You might be wondering why African dishes are under-represented in culinary events around the world when it is “arguably claimed” to have invented cooking. It is even said to have been the birth continent of barbecue!

In the CNN – Travel’s post 15 of Africa’s Favorite Dishes by Jane-Ann Hobbs, the South African dish Pap en vleis/Shisa nyama is presented first. It is a combination of braaied meat and maize porridge.

“Pap en vleis” (literally, “maize porridge and meat”) is a colorful umbrella of a term that encompasses virtually any combination of starch and braaied or stewed meat, with an obligatory side-serving of spicy gravy, relish or chakalaka…”

Customers have a wide choice of meats they can buy from the nearby butcher – steak, chops, kebabs, chicken, and boerewors  (a hot farmer’s sausage). This is traditionally served with maize porridges such as phuthu and stywe pap, suurpap (soured pap) or krummelpap (crumbly porridge), and downed with a local beer.

If you happen to travel in this part of the continent, Hobbs even suggested the best place to get it Chaf Pozi and Mzoli’s.

How to Enjoy the Shisa Nyama Culture

Shisa-Nyama on a Sunday is like a culture in South Africa. It is a time to meet up with old friends, hook up with new or enjoy Sunday with family, rather than go home after church to cook up a huge meal for everyone. Going on a shisa nyama after church isn’t only about enjoying the feast, it is also about enjoying the festive mood and the culture.

Thuli in her post Sunday Afternoon Shisa-Nyama Culture for Myzansi Style recounted how they dealt with the event when the shisa nyamas they went to run out of meat to “burn” for them when her sister came to visit. With some other relatives in tow, they were ready to dive in anticipation, so they went to Mzoli. There was an eerie silence that met them; quite surprising for such a busy place known as among the best places for shisha nyama. Finally they found out … there was no more meat!

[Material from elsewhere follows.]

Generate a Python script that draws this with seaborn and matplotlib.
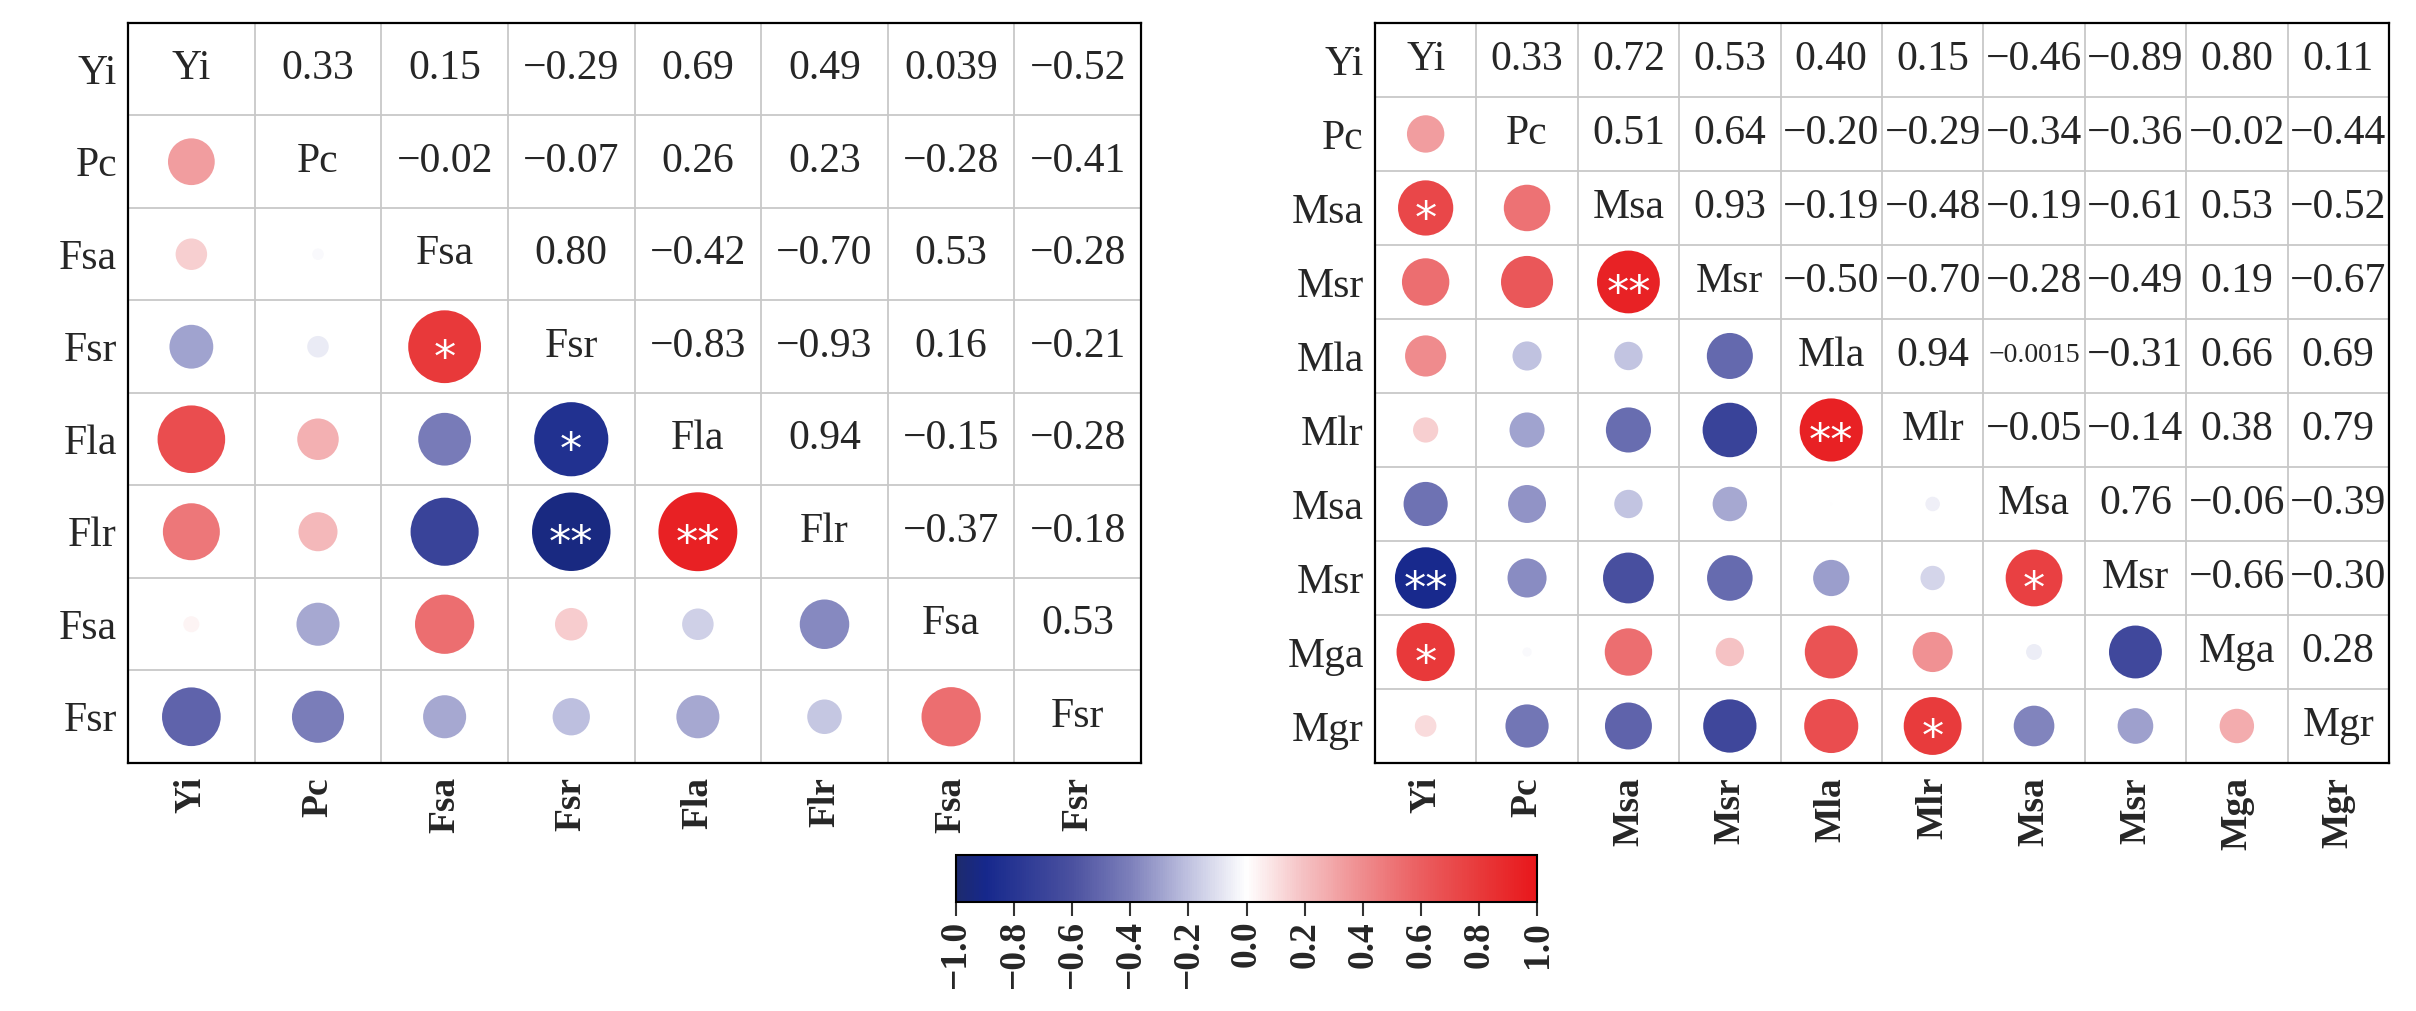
import numpy as np
import pandas as pd
import matplotlib
matplotlib.use("Agg")
import matplotlib.pyplot as plt
import matplotlib.transforms as mtransforms
from matplotlib.colors import LinearSegmentedColormap, Normalize
from matplotlib.cm import ScalarMappable
import seaborn as sns

sns.set_theme(style="white")
plt.rcParams["font.family"] = ["Liberation Serif", "DejaVu Serif"]

# DATA
left_names = ["Yi", "Pc", "Fsa", "Fsr", "Fla", "Flr", "Fsa", "Fsr"]
left_upper = [
    ["0.33", "0.15", "-0.29", "0.69", "0.49", "0.039", "-0.52"],
    ["-0.02", "-0.07", "0.26", "0.23", "-0.28", "-0.41"],
    ["0.80", "-0.42", "-0.70", "0.53", "-0.28"],
    ["-0.83", "-0.93", "0.16", "-0.21"],
    ["0.94", "-0.15", "-0.28"],
    ["-0.37", "-0.18"],
    ["0.53"],
]
left_stars = [(3, 2, "*"), (4, 3, "*"), (5, 3, "**"), (5, 4, "**")]

right_names = ["Yi", "Pc", "Msa", "Msr", "Mla", "Mlr", "Msa", "Msr", "Mga", "Mgr"]
right_upper = [
    ["0.33", "0.72", "0.53", "0.40", "0.15", "-0.46", "-0.89", "0.80", "0.11"],
    ["0.51", "0.64", "-0.20", "-0.29", "-0.34", "-0.36", "-0.02", "-0.44"],
    ["0.93", "-0.19", "-0.48", "-0.19", "-0.61", "0.53", "-0.52"],
    ["-0.50", "-0.70", "-0.28", "-0.49", "0.19", "-0.67"],
    ["0.94", "-0.0015", "-0.31", "0.66", "0.69"],
    ["-0.05", "-0.14", "0.38", "0.79"],
    ["0.76", "-0.06", "-0.39"],
    ["-0.66", "-0.30"],
    ["0.28"],
]
right_stars = [(2, 0, "*"), (3, 2, "**"), (5, 4, "**"), (7, 0, "**"),
               (7, 6, "*"), (8, 0, "*"), (9, 5, "*")]

cbar_ticks = [-1.0, -0.8, -0.6, -0.4, -0.2, 0.0, 0.2, 0.4, 0.6, 0.8, 1.0]

cmap = LinearSegmentedColormap.from_list("corr", [
    (0.00, "#1d2a6e"), (0.05, "#16288c"), (0.20, "#4b51a0"),
    (0.30, "#7d80bb"), (0.40, "#c0c2e0"), (0.50, "#ffffff"),
    (0.60, "#f5c0c2"), (0.70, "#ef8c8e"), (0.80, "#eb5e60"),
    (0.90, "#e83a3b"), (1.00, "#e8171b")])


def fmt(s):
    return s.replace("-", "\u2212")


def draw_panel(fig, ax, names, upper, stars, smax):
    n = len(names)
    mat = np.eye(n)
    for i, row in enumerate(upper):
        for k, s in enumerate(row):
            j = i + 1 + k
            mat[i, j] = mat[j, i] = float(s)
    recs = []
    for i in range(n):
        for j in range(i):
            recs.append({"x": j, "y": i, "r": mat[i, j], "a": abs(mat[i, j])})
    df = pd.DataFrame(recs)
    ax.set_axisbelow(True)
    sns.scatterplot(data=df, x="x", y="y", hue="r", palette=cmap, hue_norm=(-1, 1),
                    size="a", sizes=(0, smax), size_norm=(0, 1), linewidth=0,
                    legend=False, ax=ax, zorder=3)
    # upper triangle numbers and diagonal names
    for i in range(n):
        ax.text(i, i, names[i], ha="center", va="center", fontsize=30)
        for k, s in enumerate(upper[i] if i < len(upper) else []):
            j = i + 1 + k
            fs = 20 if len(s) > 6 else 30
            ax.text(j, i, fmt(s), ha="center", va="center", fontsize=fs)
    star_tr = mtransforms.offset_copy(ax.transData, fig=fig, x=0, y=-9, units="points")
    for (i, j, s) in stars:
        ax.text(j, i, s, ha="center", va="center", fontsize=32, color="white",
                family="DejaVu Sans", transform=star_tr, zorder=4)
    ax.set_xlim(-0.5, n - 0.5)
    ax.set_ylim(n - 0.5, -0.5)
    ax.set_xticks(range(n))
    ax.set_xticklabels(names, rotation=90, fontsize=27, fontweight="bold")
    ax.set_yticks(range(n))
    ax.set_yticklabels(names, fontsize=30)
    ax.set_xticks(np.arange(0.5, n - 1, 1), minor=True)
    ax.set_yticks(np.arange(0.5, n - 1, 1), minor=True)
    ax.grid(True, which="minor", color="#c8c8c8", linewidth=1.3)
    ax.grid(False, which="major")
    ax.tick_params(which="both", length=0)
    ax.tick_params(axis="x", pad=10)
    ax.tick_params(axis="y", pad=8)
    ax.set_xlabel("")
    ax.set_ylabel("")
    for sp in ax.spines.values():
        sp.set_color("black")
        sp.set_linewidth(1.6)


fig = plt.figure(figsize=(24.16, 10.11), dpi=100)
ax1 = fig.add_axes([0.0530, 0.2453, 0.4193, 0.7320])
ax2 = fig.add_axes([0.5691, 0.2453, 0.4197, 0.7320])
draw_panel(fig, ax1, left_names, left_upper, left_stars, 3434)
draw_panel(fig, ax2, right_names, right_upper, right_stars, 2197)

cax = fig.add_axes([0.3957, 0.1078, 0.2405, 0.0465])
sm = ScalarMappable(norm=Normalize(-1, 1), cmap=cmap)
cb = fig.colorbar(sm, cax=cax, orientation="horizontal", ticks=cbar_ticks)
cb.set_ticklabels([fmt(f"{v:.1f}") for v in cbar_ticks])
cb.ax.tick_params(labelsize=27, length=10, width=1.5, labelrotation=90, color="#333333")
for lab in cb.ax.get_xticklabels():
    lab.set_fontweight("bold")
cb.outline.set_linewidth(1.5)
cb.outline.set_edgecolor("black")

fig.savefig("out.png", dpi=100)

“… It was finished…klaar….finito…iphelile….e fedile!  Yup, on a Sunday afternoon around 4p.m., the meat was finished.  

We then made our way to the closest Shisa-Nyama around that area, Kwa-Maphindi in Nyanga Township.”

Thuli’s advice to those who’ll find themselves in a similar situation – long queues or having no table in sight,

“…go   to another one and have fun! There’s plenty of Shisa-nyama’s around the country.”

Shisa nyama in South Africa is definitely one experience to try when you go visiting this country… yes, that’s right… EXPERIENCE! That is what shisa nyama is all about!